On the other hand, _in terminal_ I open and save any file without issues with ee editor, under root or usual user.

*What I tried to this moment:*

I tried this in GNOME. GNOME (and Xorg) was installed from ports, then I made a fresh install from packages from FreeBSD FTP, then I made a fresh install from packages from DVD. The problem persists with any SMB share. I tried mounting shares from Windows, Ubuntu, FreeBSD servers. I tried using switches with mount_smbfs, like -f 777, -u. Tried different settings in /etc/nsmb.conf. Tried mounting from /etc/fstab.


----------



## zellenin (Nov 14, 2013)

I just installed FreeBSD 8.2-RELEASE i386 in VirtualBox. The problem remains the same there. I can edit and save any text file from terminal, but I can't save it from gedit in GNOME.
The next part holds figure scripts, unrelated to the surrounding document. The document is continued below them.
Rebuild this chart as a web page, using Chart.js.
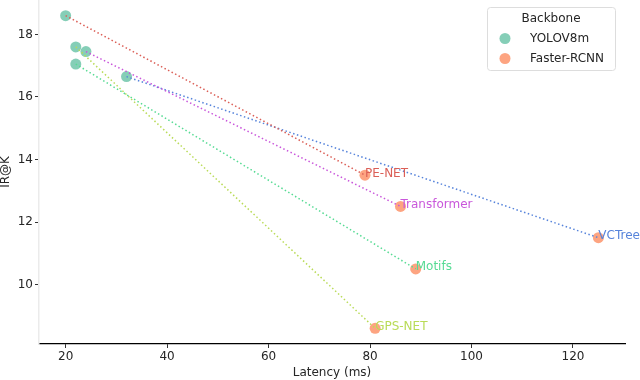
<!DOCTYPE html>
<html>
<head>
<meta charset="utf-8">
<script src="https://cdn.jsdelivr.net/npm/chart.js@4/dist/chart.umd.min.js"></script>
<style>
  html, body { margin: 0; padding: 0; background: #fff; }
  #wrap { width: 640px; height: 380px; }
</style>
</head>
<body>
<div id="wrap"><canvas id="chart" width="640" height="380"></canvas></div>
<script>
// Models compared, one line per model from the YOLOv8m run to the Faster-RCNN run
var models = ['PE-NET', 'Transformer', 'VCTree', 'Motifs', 'GPS-NET'];
var modelColors = ['#db5f57', '#c957db', '#5784db', '#57db94', '#b9db57'];

// YOLOv8m backbone
var yoloLatency = [20, 24, 32, 22, 22];
var yoloScore = [18.6, 17.45, 16.65, 17.05, 17.6];

// Faster-RCNN backbone
var rcnnLatency = [79, 86, 125, 89, 81];
var rcnnScore = [13.5, 12.5, 11.5, 10.5, 8.6];

var backbones = ['YOLOV8m', 'Faster-RCNN'];
var backboneColors = ['rgba(102,194,165,0.8)', 'rgba(252,141,98,0.8)'];

var xTicks = [20, 40, 60, 80, 100, 120];
var yTicks = [10, 12, 14, 16, 18];

var FONT = 'DejaVu Sans, sans-serif';
var TEXT = '#262626';

function toPoints(xs, ys) {
  return xs.map(function(x, i) { return { x: x, y: ys[i] }; });
}

var datasets = [];

// dotted connector lines (drawn on top of the markers)
models.forEach(function(name, i) {
  datasets.push({
    type: 'line',
    label: name,
    data: [{ x: yoloLatency[i], y: yoloScore[i] }, { x: rcnnLatency[i], y: rcnnScore[i] }],
    borderColor: modelColors[i],
    borderWidth: 1.5,
    borderDash: [1.5, 2.5],
    pointRadius: 0,
    fill: false,
    clip: false,
    order: 0
  });
});

datasets.push({
  type: 'scatter',
  label: backbones[0],
  data: toPoints(yoloLatency, yoloScore),
  backgroundColor: backboneColors[0],
  borderWidth: 0,
  pointRadius: 5.5,
  clip: false,
  order: 1
});
datasets.push({
  type: 'scatter',
  label: backbones[1],
  data: toPoints(rcnnLatency, rcnnScore),
  backgroundColor: backboneColors[1],
  borderWidth: 0,
  pointRadius: 5.5,
  clip: false,
  order: 1
});

/**
 * Model names written next to the Faster-RCNN points, plus the boxed legend.
 */
var annotate = {
  id: 'annotate',
  afterDatasetsDraw: function(chart) {
    var ctx = chart.ctx;
    var xs = chart.scales.x, ys = chart.scales.y;
    ctx.save();
    ctx.font = '12px ' + FONT;
    ctx.textAlign = 'left';
    ctx.textBaseline = 'alphabetic';
    models.forEach(function(name, i) {
      ctx.fillStyle = modelColors[i];
      ctx.fillText(name, xs.getPixelForValue(rcnnLatency[i]), ys.getPixelForValue(rcnnScore[i]) + 1.5);
    });
    ctx.restore();
  },
  afterDraw: function(chart) {
    var ctx = chart.ctx;
    var bx = 487, by = 7, bw = 128, bh = 63;
    ctx.save();
    ctx.fillStyle = 'rgba(255,255,255,0.8)';
    ctx.strokeStyle = '#dddddd';
    ctx.lineWidth = 1;
    ctx.beginPath();
    ctx.roundRect(bx + 0.5, by + 0.5, bw, bh, 3);
    ctx.fill();
    ctx.stroke();

    ctx.fillStyle = TEXT;
    ctx.font = '12px ' + FONT;
    ctx.textAlign = 'center';
    ctx.textBaseline = 'middle';
    ctx.fillText('Backbone', bx + bw / 2, 19);

    ctx.textAlign = 'left';
    backbones.forEach(function(name, i) {
      var cy = 38.5 + i * 20;
      ctx.fillStyle = backboneColors[i];
      ctx.beginPath();
      ctx.arc(505, cy, 5.5, 0, Math.PI * 2);
      ctx.fill();
      ctx.fillStyle = TEXT;
      ctx.fillText(name, 530, cy);
    });
    ctx.restore();
  }
};

new Chart(document.getElementById('chart'), {
  data: { datasets: datasets },
  options: {
    responsive: false,
    animation: false,
    layout: { autoPadding: false, padding: { left: 0, top: 0, right: 15, bottom: 0 } },
    plugins: {
      legend: { display: false },
      tooltip: { enabled: false }
    },
    scales: {
      x: {
        type: 'linear',
        min: 14.75,
        max: 130.25,
        afterBuildTicks: function(scale) {
          scale.ticks = xTicks.map(function(v) { return { value: v }; });
        },
        afterFit: function(scale) {
          scale.height = 36;
          scale.paddingLeft = 0;
          scale.paddingRight = 0;
        },
        border: { display: true, color: '#000000', width: 1.2 },
        grid: { drawOnChartArea: false, drawTicks: true, tickLength: 4, color: '#333333' },
        ticks: { font: { family: FONT, size: 12 }, color: TEXT, padding: 2, maxRotation: 0 },
        title: {
          display: true,
          text: 'Latency (ms)',
          font: { family: FONT, size: 12 },
          color: TEXT,
          padding: { top: 2, bottom: 0 }
        }
      },
      y: {
        type: 'linear',
        min: 8.1,
        max: 19.1,
        afterBuildTicks: function(scale) {
          scale.ticks = yTicks.map(function(v) { return { value: v }; });
        },
        afterFit: function(scale) {
          scale.width = 39;
          scale.paddingTop = 0;
          scale.paddingBottom = 0;
        },
        border: { display: true, color: '#ebebeb', width: 1.5 },
        grid: { drawOnChartArea: false, drawTicks: true, tickLength: 4, color: '#333333' },
        ticks: { font: { family: FONT, size: 12 }, color: TEXT, padding: 2 },
        title: {
          display: true,
          text: 'IR@K',
          font: { family: FONT, size: 12, lineHeight: 1 },
          color: TEXT,
          padding: { top: 0, bottom: 0 }
        }
      }
    }
  },
  plugins: [annotate]
});
</script>
</body>
</html>
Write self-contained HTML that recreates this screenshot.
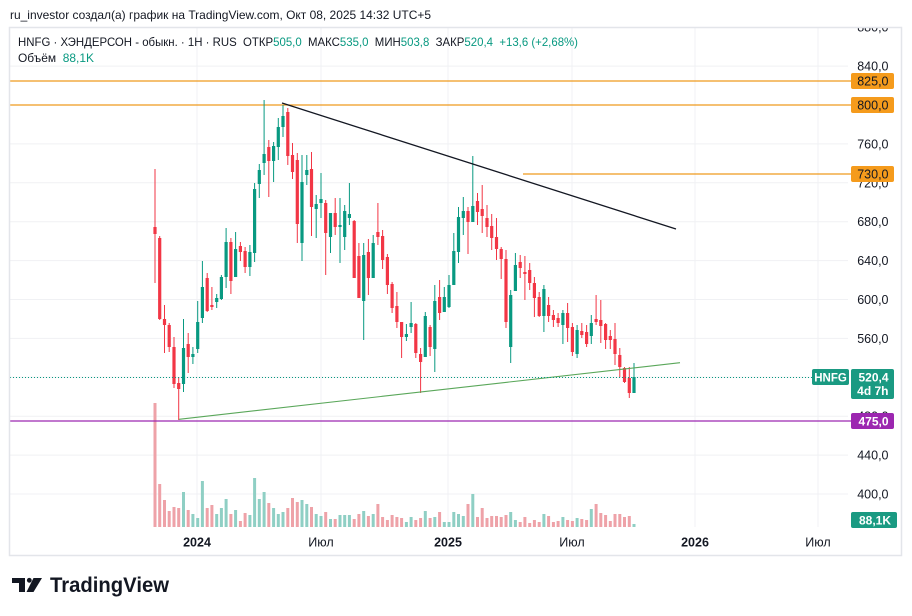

I found one more thing and strange behavior.


 create a text file on the mounted share: right-click -> Create document -> Empty file
 "new file" is created.
 open it using some (gedit, geany, bluefish) editor.
 write some text, press SAVE button
 these editors complain that I don't have permissions and file "new file" disappears from share
 press SAVE again, file is created again.
This looks like some (gedit, geany) text editors can not for some reason overwrite the existing file. BUT! Other text editors (in terminal: ee; graphical editors: leafpad, mousepad) can do this.


----------



## zellenin (Nov 15, 2013)

UPDATE:

I tested PC-BSD 9.2 with KDE (in Virtualbox) and then installed a fresh FreeBSD 9.2 with KDE only (both real and in Virtualbox). These don't have problems with disappearing files. Text editors used for testing were Kate and Kwrite. FreeBSD 9.2 with Enlightenment (Virtualbox) also works fine. Leafpad was used for testing.

So this problem seems to be connected with GNOME only. Perhaps, I should contact with people maintaining GNOME?


----------